In his first interview since being accused of inappropriate behavior with women, celebrated novelist Junot Díaz adamantly denied the allegations, including a claim he once "forcibly kissed" writer Zinzi Clemmons.
Díaz, who was awarded the 2008 Pulitzer Prize for his novel The Brief Wondrous Life of Oscar Wao, said he was "distressed," "confused," and "panicked" by the accusations, but insisted he had not bullied the women or been sexually inappropriate.
Harlan Ellison, a major figure in the New Wave of science fiction writers in the 1960s who became a legend in science fiction and fantasy circles for his award-winning stories and notoriously outspoken and combative persona, died this week 84. During his life, he wrote more than 1,700 stories, film and TV scripts. The Guardian recommends five of his best...

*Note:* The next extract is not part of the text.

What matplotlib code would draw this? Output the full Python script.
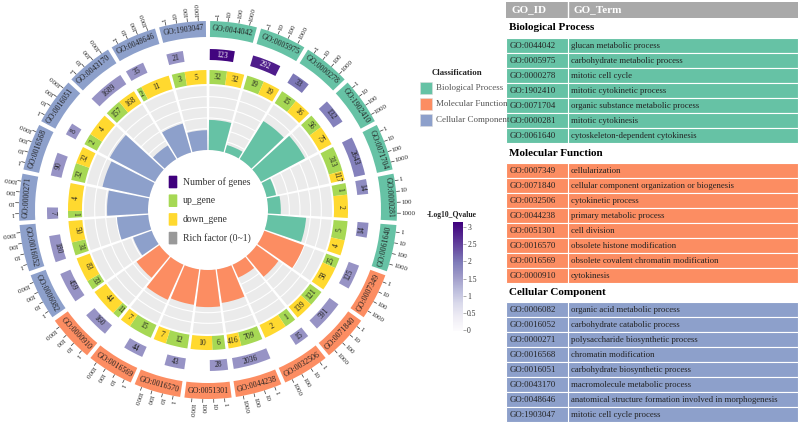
import numpy as np
import matplotlib.pyplot as plt
from matplotlib.patches import Wedge, Rectangle, FancyBboxPatch
from matplotlib import colors, cm

plt.rcParams['font.family'] = ['Liberation Serif', 'DejaVu Serif']

# ---- data ----
go_ids = ['GO:0044042', 'GO:0005975', 'GO:0000278', 'GO:1902410', 'GO:0071704',
          'GO:0000281', 'GO:0061640',
          'GO:0007349', 'GO:0071840', 'GO:0032506', 'GO:0044238', 'GO:0051301',
          'GO:0016570', 'GO:0016569', 'GO:0000910',
          'GO:0006082', 'GO:0016052', 'GO:0000271', 'GO:0016568', 'GO:0016051',
          'GO:0043170', 'GO:0048646', 'GO:1903047']
go_terms = ['glucan metabolic process', 'carbohydrate metabolic process', 'mitotic cell cycle',
            'mitotic cytokinetic process', 'organic substance metabolic process',
            'mitotic cytokinesis', 'cytoskeleton-dependent cytokinesis',
            'cellularization', 'cellular component organization or biogenesis',
            'cytokinetic process', 'primary metabolic process', 'cell division',
            'obsolete histone modification', 'obsolete covalent chromatin modification',
            'cytokinesis',
            'organic acid metabolic process', 'carbohydrate catabolic process',
            'polysaccharide biosynthetic process', 'chromatin modification',
            'carbohydrate biosynthetic process', 'macromolecule metabolic process',
            'anatomical structure formation involved in morphogenesis',
            'mitotic cell cycle process']
group_names = ['Biological Process', 'Molecular Function', 'Cellular Component']
group_sizes = [7, 8, 8]
group_colors = ['#66c2a5', '#fc8d62', '#8da0cb']

gene_num = [123, 292, 33, 132, 2643, 14, 14,
            125, 591, 15, 2036, 28, 43, 44, 160,
            459, 180, 7, 90, 8, 1689, 35, 21]
neg_log_q = [3.1, 2.85, 2.0, 1.9, 1.9, 1.75, 1.75,
             1.65, 1.65, 1.65, 1.65, 1.65, 1.65, 1.65, 1.65,
             1.65, 1.65, 1.65, 1.65, 1.65, 1.65, 1.65, 1.65]
up_gene = [32, 19, 15, 56, 313, 1, 5,
           25, 121, 1, 709, 6, 12, 15, 11,
           33, 31, 1, 32, 2, 157, 2, 3]
down_gene = [32, 19, 16, 75, 117, 2, 4,
             58, 139, 2, 416, 10, 7, 7, 44,
             83, 50, 4, 32, 4, 168, 11, 5]
rich_factor = [0.47, 0.12, 0.70, 0.78, 0.15, 0.20, 0.60,
               0.66, 0.42, 0.22, 0.53, 0.58, 0.56, 0.60, 0.44,
               0.31, 0.49, 0.64, 0.75, 0.80, 0.25, 0.47, 0.31]
tick_labels = ['1', '10', '100', '1000']
cbar_ticks = [0, 0.5, 1, 1.5, 2, 2.5, 3]

sector_color = []
for c, n in zip(group_colors, group_sizes):
    sector_color += [c] * n

up_color = '#a6d854'
down_color = '#ffd92f'
grey_bg = '#ebebeb'
txt_col = '#222222'

W_PX, H_PX = 801, 423
fig = plt.figure(figsize=(W_PX / 100, H_PX / 100), dpi=100)
ax = fig.add_axes([0, 0, 1, 1])
ax.set_xlim(0, W_PX)
ax.set_ylim(0, H_PX)
ax.axis('off')


def Y(y):
    return H_PX - y


CX, CY = 208, Y(210)
n_sec = len(go_ids)
SW = 360.0 / n_sec
GAP = 1.3

cmap = plt.get_cmap('Purples')
norm = colors.Normalize(vmin=-0.03, vmax=3.15)


def ang(i, f):
    start = 90 - i * SW - GAP / 2
    return start - f * (SW - GAP)


def wedge(i, f1, f2, r_in, r_out, color, **kw):
    a1, a2 = ang(i, f2), ang(i, f1)
    ax.add_patch(Wedge((CX, CY), r_out, a1, a2, width=r_out - r_in,
                       facecolor=color, edgecolor='none', **kw))


def polar(r, a):
    t = np.deg2rad(a)
    return CX + r * np.cos(t), CY + r * np.sin(t)


def tan_rot(a):
    return a % 180 - 90


# ---- track radii ----
R_ID = (173, 189)
R_NUM = (150, 161)
R_UD = (126, 140)
R_RICH = (60, 124)

for i in range(n_sec):
    # outer ID track
    wedge(i, 0, 1, R_ID[0], R_ID[1], sector_color[i])
    am = ang(i, 0.5)
    x, y = polar(sum(R_ID) / 2, am)
    ax.text(x, y, go_ids[i], fontsize=5.7, color=txt_col, rotation=tan_rot(am),
            rotation_mode='anchor', ha='center', va='center')
    # log ticks
    for k, lab in enumerate(tick_labels):
        at = ang(i, 0.15 + k * 0.23)
        x0, y0 = polar(R_ID[1] + 0.5, at)
        x1, y1 = polar(R_ID[1] + 3.5, at)
        ax.plot([x0, x1], [y0, y1], color='#333333', lw=0.5)
        xt, yt = polar(R_ID[1] + 4.5, at)
        ax.text(xt, yt, lab, fontsize=5, color=txt_col, rotation=at,
                rotation_mode='anchor', ha='left', va='center')

    # number of genes track
    f = min((np.log10(gene_num[i]) + 0.25) / 3.75, 1)
    wedge(i, 0, f, R_NUM[0], R_NUM[1], cmap(norm(neg_log_q[i])))
    am = ang(i, f / 2)
    x, y = polar(sum(R_NUM) / 2, am)
    ax.text(x, y, str(gene_num[i]), fontsize=5.5,
            color='white' if neg_log_q[i] > 2.5 else txt_col,
            rotation=tan_rot(am), rotation_mode='anchor', ha='center', va='center')

    # up / down track
    tot = up_gene[i] + down_gene[i]
    fu = up_gene[i] / tot
    wedge(i, 0, fu, R_UD[0], R_UD[1], up_color)
    wedge(i, fu, 1, R_UD[0], R_UD[1], down_color)
    for f1, f2, v in [(0, fu, up_gene[i]), (fu, 1, down_gene[i])]:
        am = ang(i, (f1 + f2) / 2)
        x, y = polar(sum(R_UD) / 2, am)
        ax.text(x, y, str(v), fontsize=5.5, color=txt_col, rotation=tan_rot(am),
                rotation_mode='anchor', ha='center', va='center')

    # rich factor background
    wedge(i, 0, 1, R_RICH[0], R_RICH[1], grey_bg)

# white grid circles inside the rich factor track
for k in range(1, 6):
    r = R_RICH[0] + k * (R_RICH[1] - R_RICH[0]) / 6
    ax.add_patch(plt.Circle((CX, CY), r, fill=False, edgecolor='white', lw=0.8))

for i in range(n_sec):
    h = R_RICH[0] + rich_factor[i] * (R_RICH[1] - R_RICH[0])
    wedge(i, 0, 1, R_RICH[0], h, sector_color[i])

# ---- legend in the centre ----
legend_items = [('Number of genes', '#3f007d'), ('up_gene', up_color),
                ('down_gene', down_color), ('Rich factor (0~1)', '#999999')]
for k, (lab, col) in enumerate(legend_items):
    yy = Y(182 + k * 18.7)
    ax.add_patch(FancyBboxPatch((169.5, yy - 5.5), 7, 11, boxstyle='round,pad=0.8',
                                facecolor=col, edgecolor='none'))
    ax.text(183, yy, lab, fontsize=7, color='#333333', ha='left', va='center')

# ---- classification legend ----
ax.text(432, Y(73), 'Classification', fontsize=6.3, fontweight='bold',
        color='#222222', ha='left', va='center')
for k, (lab, col) in enumerate(zip(group_names, group_colors)):
    yy = Y(88 + k * 16)
    ax.add_patch(Rectangle((420, yy - 6), 12, 12, facecolor=col, edgecolor='#dddddd', lw=0.4))
    ax.text(436, yy, lab, fontsize=6.5, color='#555555', ha='left', va='center')

# ---- colour bar ----
ax.text(452, Y(215), '-Log10_Qvalue', fontsize=5.5, fontweight='bold',
        color='#222222', ha='center', va='center')
cax = fig.add_axes([453 / W_PX, (H_PX - 331) / H_PX, 10 / W_PX, 109 / H_PX])
sm = cm.ScalarMappable(norm=norm, cmap=cmap)
cb = fig.colorbar(sm, cax=cax, ticks=cbar_ticks)
cb.outline.set_visible(False)
cb.ax.tick_params(labelsize=5.5, length=2, width=0.5, color='#888888',
                  labelcolor='#333333', pad=1)
cb.ax.set_yticklabels([('%g' % t) for t in cbar_ticks])

# ---- table ----
TX0, TX1, TDIV = 506, 798, 568
ax.add_patch(Rectangle((TX0, Y(18)), TX1 - TX0, 16, facecolor='#a9a9a9', edgecolor='none'))
ax.plot([TDIV, TDIV], [Y(18), Y(2)], color='white', lw=1)
ax.text(512, Y(10), 'GO_ID', fontsize=8, fontweight='bold', color='white', va='center')
ax.text(573, Y(10), 'GO_Term', fontsize=8, fontweight='bold', color='white', va='center')

title_y = [27, 153, 292]
rows_y0 = [38.3, 163, 302]
ROW_H = 15
idx = 0
for g, (name, n, col) in enumerate(zip(group_names, group_sizes, group_colors)):
    ax.text(509, Y(title_y[g]), name, fontsize=8, fontweight='bold', color='black', va='center')
    for r in range(n):
        top = rows_y0[g] + r * ROW_H
        ax.add_patch(Rectangle((TX0, Y(top + ROW_H)), TX1 - TX0, ROW_H,
                               facecolor=col, edgecolor='white', lw=0.8))
        ax.plot([TDIV, TDIV], [Y(top + ROW_H), Y(top)], color='white', lw=0.8)
        ax.text(510, Y(top + ROW_H / 2), go_ids[idx], fontsize=6.3, color=txt_col, va='center')
        ax.text(571, Y(top + ROW_H / 2), go_terms[idx], fontsize=6.3, color=txt_col, va='center')
        idx += 1

fig.savefig('out.png', dpi=100)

Donald Hall, a prolific and award-winning poet and man of letters who was widely admired for his sharp humor and painful candor about nature, mortality, baseball and the distant past, has died. He was 89.
Atlas Obscura explains the history behind the, arguably nonsensical, grammar rule about not ending a sentence with a preposition which, "all goes back to 17th-century England and a fusspot named John Dryden":
There are thousands of individual rules for proper grammatical use of any given language; mostly, these are created, and then taught, in order to maximize understanding and minimize confusion. But the English language prohibition against "preposition stranding"--ending a sentence with a preposition like with, at, or of--is not like this. It is a fantastically stupid rule that when followed often has the effect of mangling a sentence. And yet for hundreds of years, schoolchildren have been taught to create disastrously awkward sentences like "With whom did you go?"
...Born in 1631, John Dryden was the most important figure throughout the entire Restoration period of the late 17th century... Dryden twice stated an opposition to preposition stranding. In an afterword for one of his own plays, he criticized Ben Jonson for doing this, saying: "The preposition in the end of the sentence; a common fault with him, and which I have but lately observed in my own writing." Later, in a letter to a young writer who had asked for advice, he wrote: "In the correctness of the English I remember I hinted somewhat of concludding [sic] your sentences with prepositions or conjunctions sometimes, which is not elegant, as in your first sentence."
Dryden does not state why he finds this to be "not elegant." And yet somehow this completely unexplained, tiny criticism, buried in his mountain of works, lodged itself in the grammarian mind, and continued to be taught for hundreds of years later. This casual little comment would arguably be Dryden's most enduring creation.